It probably won't come as a big surprise to you that there are different theories about how to increase your strength and size over time. One way is simply to add more weight or do more reps with every workout. This kind of slow and steady progress can take you far. But it can also be kind of boring.

Here are seven hardcore ways to increase your workout intensity, see some amazing results, and keep things fresh and interesting.

1. 8 Sets, 30 Seconds Rest

Most people do 3, 4, or even 5 sets per exercise during their workouts. Why not crank that up a bit? Go for 8 sets to make sure you're fully fatiguing that target muscle you're working.

To make it even more challenging, limit yourself to 30 seconds of rest. See how big of a pump you generate with this plan!

2. Add A Pre-workout to Boost Your Focus

Preparing yourself mentally and physically for a workout can help you bring maximum focus and energy to the session. So can having the right pre-workout. If you have yet to try a pre-workout, what are you waiting for?

One ingredient to look for is beta-alanine, which has been consistently suggested to increase muscle power output, strength, training volume, high-intensity exercise performance, and peak oxygen uptake (aerobic capacity). Specifically, beta-alanine seems most effective for supporting exercise lasting longer than 60 seconds.

“I recommend taking it for a high-intensity bodybuilding-style training program, HIIT or interval training, CrossFit, or all-out bouts to exhaustion that last 1-5 minutes, with short rest periods of less than 2 minutes,” says Chris Lockwood, PhD, Bodybuilding.com’s adjunct supplements editor.

3. Impose A Time Limit on Your Workouts

Look around the gym, and you'll see people who let their workouts drag on and on.

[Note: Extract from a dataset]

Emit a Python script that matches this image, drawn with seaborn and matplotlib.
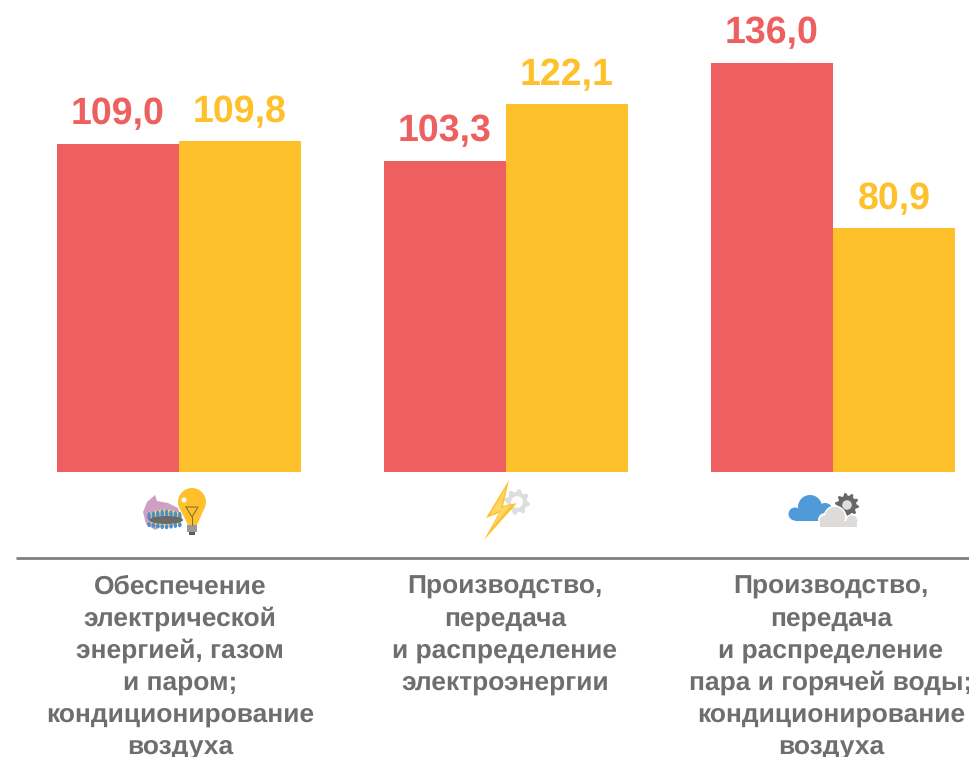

They rest longer than they need to, check their phones, talk to other people.

Even without such obvious distractions, many lifters rest longer than they think they do.

"In my studies, subjects generally claim to rest for very short periods (30-60 seconds)," says exercise scientist Brad Schoenfeld, PhD, an assistant professor at Lehman College in Bronx, New York. "But when taken through the research in controlled settings with 90-second rest intervals, they mention not being recovered enough between sets. They suddenly realize how off-base their claims were."

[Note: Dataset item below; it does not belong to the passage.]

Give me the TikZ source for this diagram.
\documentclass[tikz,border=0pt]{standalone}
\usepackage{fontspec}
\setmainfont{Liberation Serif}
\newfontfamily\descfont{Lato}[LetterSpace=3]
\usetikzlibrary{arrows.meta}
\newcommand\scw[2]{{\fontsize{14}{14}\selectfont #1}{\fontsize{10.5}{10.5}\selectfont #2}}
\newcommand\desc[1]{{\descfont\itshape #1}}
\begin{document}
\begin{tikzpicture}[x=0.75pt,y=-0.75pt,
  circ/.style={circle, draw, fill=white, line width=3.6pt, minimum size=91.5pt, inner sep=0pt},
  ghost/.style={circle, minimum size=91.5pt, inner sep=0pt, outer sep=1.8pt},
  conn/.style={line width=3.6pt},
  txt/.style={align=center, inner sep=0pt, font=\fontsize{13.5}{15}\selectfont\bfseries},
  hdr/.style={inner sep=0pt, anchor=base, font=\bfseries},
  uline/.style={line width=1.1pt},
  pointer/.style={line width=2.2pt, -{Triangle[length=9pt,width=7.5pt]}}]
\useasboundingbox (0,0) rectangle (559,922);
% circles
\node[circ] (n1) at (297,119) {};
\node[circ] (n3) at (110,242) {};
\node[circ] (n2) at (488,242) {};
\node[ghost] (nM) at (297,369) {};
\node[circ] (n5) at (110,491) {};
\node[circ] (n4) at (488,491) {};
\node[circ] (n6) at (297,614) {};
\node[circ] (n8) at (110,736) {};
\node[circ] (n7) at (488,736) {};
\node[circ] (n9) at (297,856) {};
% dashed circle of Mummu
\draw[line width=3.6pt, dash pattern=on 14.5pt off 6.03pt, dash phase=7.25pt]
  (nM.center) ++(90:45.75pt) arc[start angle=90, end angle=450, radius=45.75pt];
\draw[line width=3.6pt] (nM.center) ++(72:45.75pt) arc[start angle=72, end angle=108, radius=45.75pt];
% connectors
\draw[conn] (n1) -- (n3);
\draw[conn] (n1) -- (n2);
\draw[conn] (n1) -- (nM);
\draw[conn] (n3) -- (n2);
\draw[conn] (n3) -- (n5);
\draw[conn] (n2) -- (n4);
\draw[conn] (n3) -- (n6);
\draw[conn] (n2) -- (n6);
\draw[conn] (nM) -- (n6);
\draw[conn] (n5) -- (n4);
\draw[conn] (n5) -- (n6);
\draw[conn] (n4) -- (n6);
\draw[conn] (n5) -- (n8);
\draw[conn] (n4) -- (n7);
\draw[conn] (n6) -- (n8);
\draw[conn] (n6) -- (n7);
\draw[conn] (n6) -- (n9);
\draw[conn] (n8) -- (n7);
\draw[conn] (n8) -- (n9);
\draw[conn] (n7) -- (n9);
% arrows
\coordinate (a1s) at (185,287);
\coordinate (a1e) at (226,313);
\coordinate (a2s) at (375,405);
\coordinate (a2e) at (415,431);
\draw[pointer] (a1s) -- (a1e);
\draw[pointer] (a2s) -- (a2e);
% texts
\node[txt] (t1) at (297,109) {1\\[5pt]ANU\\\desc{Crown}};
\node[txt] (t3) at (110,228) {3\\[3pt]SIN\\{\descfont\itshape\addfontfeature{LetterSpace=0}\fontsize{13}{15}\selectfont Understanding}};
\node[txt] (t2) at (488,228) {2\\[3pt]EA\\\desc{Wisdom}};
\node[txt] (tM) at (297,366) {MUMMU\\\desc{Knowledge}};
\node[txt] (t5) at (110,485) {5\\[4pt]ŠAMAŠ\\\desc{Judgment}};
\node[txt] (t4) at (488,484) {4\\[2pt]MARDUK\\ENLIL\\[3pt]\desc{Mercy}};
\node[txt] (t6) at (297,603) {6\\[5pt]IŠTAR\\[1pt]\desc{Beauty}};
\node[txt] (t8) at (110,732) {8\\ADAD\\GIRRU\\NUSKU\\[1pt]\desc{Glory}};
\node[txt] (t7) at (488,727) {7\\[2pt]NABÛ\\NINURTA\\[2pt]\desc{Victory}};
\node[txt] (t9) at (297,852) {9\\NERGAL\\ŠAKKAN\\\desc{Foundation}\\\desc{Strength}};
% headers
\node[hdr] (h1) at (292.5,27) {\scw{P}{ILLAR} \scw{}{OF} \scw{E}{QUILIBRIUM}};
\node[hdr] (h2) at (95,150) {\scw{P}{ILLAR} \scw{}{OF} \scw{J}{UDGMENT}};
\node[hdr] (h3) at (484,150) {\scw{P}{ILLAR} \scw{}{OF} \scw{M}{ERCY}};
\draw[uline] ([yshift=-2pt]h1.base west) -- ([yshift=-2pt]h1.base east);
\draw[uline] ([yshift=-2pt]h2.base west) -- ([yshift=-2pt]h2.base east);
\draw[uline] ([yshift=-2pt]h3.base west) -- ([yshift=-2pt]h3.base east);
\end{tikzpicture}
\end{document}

You don't need to rush like a maniac through your workout, but if you give yourself, say, 40 minutes instead of 90 minutes to get it done, you'll be forced to pick up the pace. You'll push harder, lift faster, take shorter rest breaks, and ramp up your program to a whole new level of intensity.

4. Use Time as Your Main Training Variable

You can also use time as your variable component. Time your working sets. Time your rest periods. Give yourself a target to shoot for and build from there.

5. Try Unilateral Training

If you aren't already making unilateral training a part of your workouts, now's the time to start. You'll be stronger overall, have less muscle imbalance, and potentially reduce your injury risk.

Most people have some degree of muscular imbalances. We tend to carry our groceries on one side of the body, have a dominant arm, and always jump up from and land on one specific leg. Do a barbell bench press, leg press, or barbell bicep curl and you're bound to work one side a bit more than the other.

To balance your musculature, incorporate some type of unilateral training in every workout. Single-leg deadlifts, dumbbell lunges, kettlebell split squats, dumbbell bench presses, dumbbell incline presses, dumbbell shoulder presses, dumbbell hammer curls, and bent-over dumbbell rows can all fit the bill.

Start each set with your less-dominant side to set a benchmark for the number of reps and weight you should be doing.

6. Add Burpees Between Sets

The burpee is, hands down, one of the most hardcore exercises you can do. In one compact exercise, you develop your strength, muscular endurance, and cardiovascular fitness—and it feels like it.

It just so happens that burpees are the perfect bodyweight exercise to do between weight-lifting sets. To go full-on hardcore, do a set of 10-15 burpees during your rest periods.

You'll probably have to rest for 30-60 seconds afterward, but by supersetting your main lift with burpees, you'll notice an increase in your overall conditioning levels. You'll also notice that you're no longer able to walk, talk, or lift a feather…but it'll be worth the sacrifice.

7. Do Pyramid Sets

To make your workout truly hardcore, train with near-maximal loads for at least one big compound lift per session. To make that happen, do pyramid sets.

Start with a lighter weight and a higher rep range and work your way up to your max weight, doing just 3-5 reps for that single heaviest set. Then, cycle back down to lower weights and high reps. You'll get a good amount of volume and build strength at the same time.

If you're mostly after building strength, do just a few ascending sets up to that max so you aren't too fatigued to lift heavy. Then, do more sets on the descend once you've completed your heaviest set.

You now have seven new tricks in your bag to toughen up your workouts. Don't try to pack them all into a single session, though. Instead, cycle through them, raising the bar on one or two exercises per workout. In short order, you'll start to see and feel the difference!